Really, though, I’m thinking about Pamuk’s assertion that he’s never managed to be happy because a couple weeks ago the National put out the album ‘High Violet,’ a stunning work of complete unhappiness. I would bet money that Matt Beringer has never managed to be happy, and I couldn’t have less of a problem with that. I hope the National never feel better about whatever it is they feel bad about. On High Violet, as in The Smiths'-from whom the National inherit self-pity as though it were a signed guitar-best work, sorrow becomes an almost erotic, or at least tactile, luxury. Music is especially good at equating sorrow with beauty, as though one could not breathe without the other. But the album, at second glance, is not so simple as a long soak in unrelieved sorrow.
By making sorrow beautiful we also make it far less real. We wouldn’t experience sorrow as beautiful except that we have been taught to by a cultural history’s worth of art and writing that sadness is as exquisite as brushstrokes and perfect grammar. The experience of unhappiness therefore becomes both more callous and more bearable. If you’re thinking about how to make art out of whatever terrible thing just happened, then you’re not truly devastated. You’re at least partly safe, somehow removed.
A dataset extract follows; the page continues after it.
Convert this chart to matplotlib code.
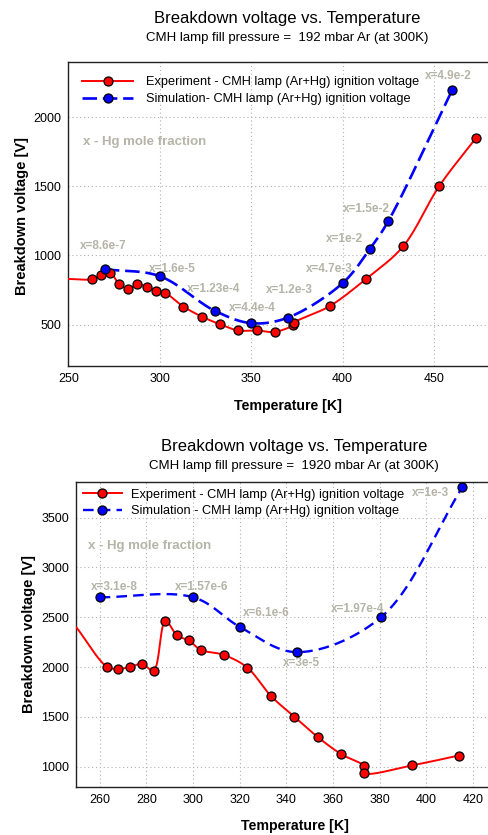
import numpy as np
import matplotlib
matplotlib.use("Agg")
import matplotlib.pyplot as plt
from matplotlib.lines import Line2D

plt.rcParams['font.family'] = ['Liberation Sans', 'DejaVu Sans']

# ---------------- data: 192 mbar ----------------
exp1_T = [262.8, 267.8, 272.9, 277.8, 282.9, 287.8, 292.9, 297.8, 302.9, 312.9,
          322.9, 332.9, 342.9, 352.9, 362.9, 373.0, 373.3, 392.9, 413.0, 433.0, 452.8, 473.0]
exp1_V = [828, 857, 874, 794, 758, 792, 772, 743, 729, 630,
          558, 502, 457, 457, 447, 497, 512, 633, 833, 1065, 1502, 1852]
exp1_lead = (250, 830)          # curve start at the left edge (no marker)
sim1_T = [270, 300, 330, 350, 370, 400, 415, 425, 460]
sim1_V = [900, 850, 600, 510, 550, 800, 1050, 1250, 2200]
sim1_lbl = ["x=8.6e-7", "x=1.6e-5", "x=1.23e-4", "x=4.4e-4", "x=1.2e-3",
            "x=4.7e-3", "x=1e-2", "x=1.5e-2", "x=4.9e-2"]
sim1_lbl_pos = [(269.2, 1070), (306.8, 900), (329.4, 756), (350.7, 620), (370.9, 749),
                (392.7, 900), (400.9, 1116), (413.1, 1333), (457.8, 2300)]

# ---------------- data: 1920 mbar ----------------
exp2_T = [263.2, 268.0, 273.0, 278.2, 283.1, 288.2, 293.2, 298.3, 303.3, 313.1,
          323.3, 333.3, 343.4, 353.4, 363.5, 373.5, 373.5, 393.9, 413.9]
exp2_V = [2003, 1983, 2000, 2033, 1963, 2463, 2317, 2267, 2173, 2123,
          1995, 1713, 1503, 1300, 1127, 1003, 937, 1013, 1113]
exp2_lead = (250, 2400)
sim2_T = [260, 300.2, 320.3, 344.4, 380.6, 415.5]
sim2_V = [2700, 2700, 2400, 2150, 2500, 3805]
sim2_lbl = ["x=3.1e-8", "x=1.57e-6", "x=6.1e-6", "x=3e-5", "x=1.97e-4", "x=1e-3"]
sim2_lbl_pos = [(266.3, 2800), (303.5, 2800), (331.3, 2546), (346.4, 2046),
                (370.4, 2583), (401.7, 3750)]

W, H = 489, 835
fig = plt.figure(figsize=(W / 100, H / 100), dpi=100)


def fx(px):
    return px / W


def fy(py):
    return 1 - py / H


def cr_curve(ax, xs, ys, n=30, alpha=0.5):
    pts = ax.transData.transform(np.column_stack([xs, ys]))
    P = np.vstack([2 * pts[0] - pts[1], pts, 2 * pts[-1] - pts[-2]])
    out = []
    for i in range(1, len(P) - 2):
        p0, p1, p2, p3 = P[i - 1:i + 3]
        t0 = 0.0
        t1 = t0 + max(np.linalg.norm(p1 - p0), 1e-6) ** alpha
        t2 = t1 + max(np.linalg.norm(p2 - p1), 1e-6) ** alpha
        t3 = t2 + max(np.linalg.norm(p3 - p2), 1e-6) ** alpha
        t = np.linspace(t1, t2, n)[:, None]
        A1 = (t1 - t) / (t1 - t0) * p0 + (t - t0) / (t1 - t0) * p1
        A2 = (t2 - t) / (t2 - t1) * p1 + (t - t1) / (t2 - t1) * p2
        A3 = (t3 - t) / (t3 - t2) * p2 + (t - t2) / (t3 - t2) * p3
        B1 = (t2 - t) / (t2 - t0) * A1 + (t - t0) / (t2 - t0) * A2
        B2 = (t3 - t) / (t3 - t1) * A2 + (t - t1) / (t3 - t1) * A3
        C = (t2 - t) / (t2 - t1) * B1 + (t - t1) / (t2 - t1) * B2
        out.append(C)
    res = ax.transData.inverted().transform(np.vstack(out))
    return res[:, 0], res[:, 1]


LBL_COLOR = '#b4b4a8'


def setup_axes(rect, xlim, ylim, xticks, yticks):
    ax = fig.add_axes(rect)
    ax.set_xlim(*xlim)
    ax.set_ylim(*ylim)
    ax.set_xticks(xticks)
    ax.set_yticks(yticks)
    ax.grid(True, linestyle=(0, (1, 2.5)), color='#b0b0b0', linewidth=0.8)
    ax.set_axisbelow(True)
    ax.tick_params(length=0, labelsize=9, pad=5)
    for s in ['left', 'bottom', 'top']:
        ax.spines[s].set_linewidth(1.0)
        ax.spines[s].set_color('#222222')
    ax.spines['right'].set_visible(False)
    return ax


def draw(ax, eT, eV, lead, sT, sV, dash, slw):
    ex, ey = cr_curve(ax, [lead[0]] + eT, [lead[1]] + eV)
    ax.plot(ex, ey, color='red', lw=1.4, zorder=3, solid_capstyle='round')
    sx, sy = cr_curve(ax, sT, sV)
    ax.plot(sx, sy, color='blue', lw=slw, linestyle=dash, zorder=3)
    ax.plot(eT, eV, linestyle='none', marker='o', ms=6.5, mfc='red', mec='black',
            mew=0.9, zorder=5)
    ax.plot(sT, sV, linestyle='none', marker='o', ms=6.5, mfc='blue', mec='black',
            mew=0.9, zorder=5)


# ---------------- top chart ----------------
ax1 = setup_axes([fx(68.3), fy(366), 1 - fx(68.3), (366 - 62) / H],
                 (250, 480), (200, 2400), [250, 300, 350, 400, 450], [500, 1000, 1500, 2000])
fig.canvas.draw()
dash1 = (0, (5.5, 2.2))
draw(ax1, exp1_T, exp1_V, exp1_lead, sim1_T, sim1_V, dash1, 1.9)
for lbl, (tx, ty) in zip(sim1_lbl, sim1_lbl_pos):
    ax1.text(tx, ty, lbl, color=LBL_COLOR, fontsize=8.5, fontweight='bold',
             ha='center', va='center', zorder=4)
ax1.text(258, 1823, "x - Hg mole fraction", color=LBL_COLOR, fontsize=9.5,
         fontweight='bold', ha='left', va='center')
h1 = [Line2D([], [], color='red', lw=1.4, marker='o', ms=6.5, mfc='red', mec='black', mew=0.9),
      Line2D([], [], color='blue', lw=1.9, linestyle=dash1, marker='o', ms=6.5, mfc='blue',
             mec='black', mew=0.9)]
ax1.legend(h1, ["Experiment - CMH lamp (Ar+Hg) ignition voltage",
                "Simulation- CMH lamp (Ar+Hg) ignition voltage"],
           loc='upper left', bbox_to_anchor=(0.0, 1.0), frameon=False, fontsize=9.2,
           handlelength=4.0, handletextpad=1.0, labelspacing=0.4, borderaxespad=0.7)

fig.text(fx(287), fy(18), "Breakdown voltage vs. Temperature", fontsize=12,
         ha='center', va='center')
fig.text(fx(287), fy(38), "CMH lamp fill pressure =  192 mbar Ar (at 300K)", fontsize=9.5,
         ha='center', va='center')
fig.text(fx(288), fy(406), "Temperature [K]", fontsize=10.2, fontweight='bold',
         ha='center', va='center')
fig.text(fx(22), fy(216), "Breakdown voltage [V]", fontsize=10.5, fontweight='bold',
         ha='center', va='center', rotation=90)

# ---------------- bottom chart ----------------
ax2 = setup_axes([fx(76.3), fy(786.7), 1 - fx(76.3), (786.7 - 481.7) / H],
                 (250, 426.9), (800, 3860), list(range(260, 421, 20)),
                 [1000, 1500, 2000, 2500, 3000, 3500])
fig.canvas.draw()
dash2 = (0, (4.5, 2.6))
draw(ax2, exp2_T, exp2_V, exp2_lead, sim2_T, sim2_V, dash2, 1.7)
for lbl, (tx, ty) in zip(sim2_lbl, sim2_lbl_pos):
    ax2.text(tx, ty, lbl, color=LBL_COLOR, fontsize=8.5, fontweight='bold',
             ha='center', va='center', zorder=4)
ax2.text(255, 3210, "x - Hg mole fraction", color=LBL_COLOR, fontsize=9.5,
         fontweight='bold', ha='left', va='center')
h2 = [Line2D([], [], color='red', lw=1.4, marker='o', ms=6.5, mfc='red', mec='black', mew=0.9),
      Line2D([], [], color='blue', lw=1.7, linestyle=dash2, marker='o', ms=6.5, mfc='blue',
             mec='black', mew=0.9)]
ax2.legend(h2, ["Experiment - CMH lamp (Ar+Hg) ignition voltage",
                "Simulation - CMH lamp (Ar+Hg) ignition voltage"],
           loc='upper left', bbox_to_anchor=(0.0, 1.0), frameon=False, fontsize=9.2,
           handlelength=3.0, handletextpad=0.7, labelspacing=0.35, borderaxespad=0.15)

fig.text(fx(294), fy(446), "Breakdown voltage vs. Temperature", fontsize=12,
         ha='center', va='center')
fig.text(fx(294), fy(465.7), "CMH lamp fill pressure =  1920 mbar Ar (at 300K)", fontsize=9.5,
         ha='center', va='center')
fig.text(fx(295), fy(825.7), "Temperature [K]", fontsize=10.2, fontweight='bold',
         ha='center', va='center')
fig.text(fx(29), fy(634), "Breakdown voltage [V]", fontsize=10.5, fontweight='bold',
         ha='center', va='center', rotation=90)

fig.savefig("out.png", dpi=100)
The addictive quality of the National’s music is in its flippant, wallowing, self-conscious sadness. Even their songs about love and comfort and pleasant things take place in a mode of despair. However, they seem sublimely, excruciatingly aware that despair exists to as material to be used in music. The fact that they’re aware of wallowing means they aren’t actually wallowing, and saves them from the kind of supposedly legitimized self-pity in which lesser bands in the same style continually drown. The National, therefore, demonstrate how better to navigate the kind of seductive sad-artist pose that Pamuk offers. High Violet is at once a sincere expression of sadness and a critique, nearly a satire, of sadness as an addictive pose.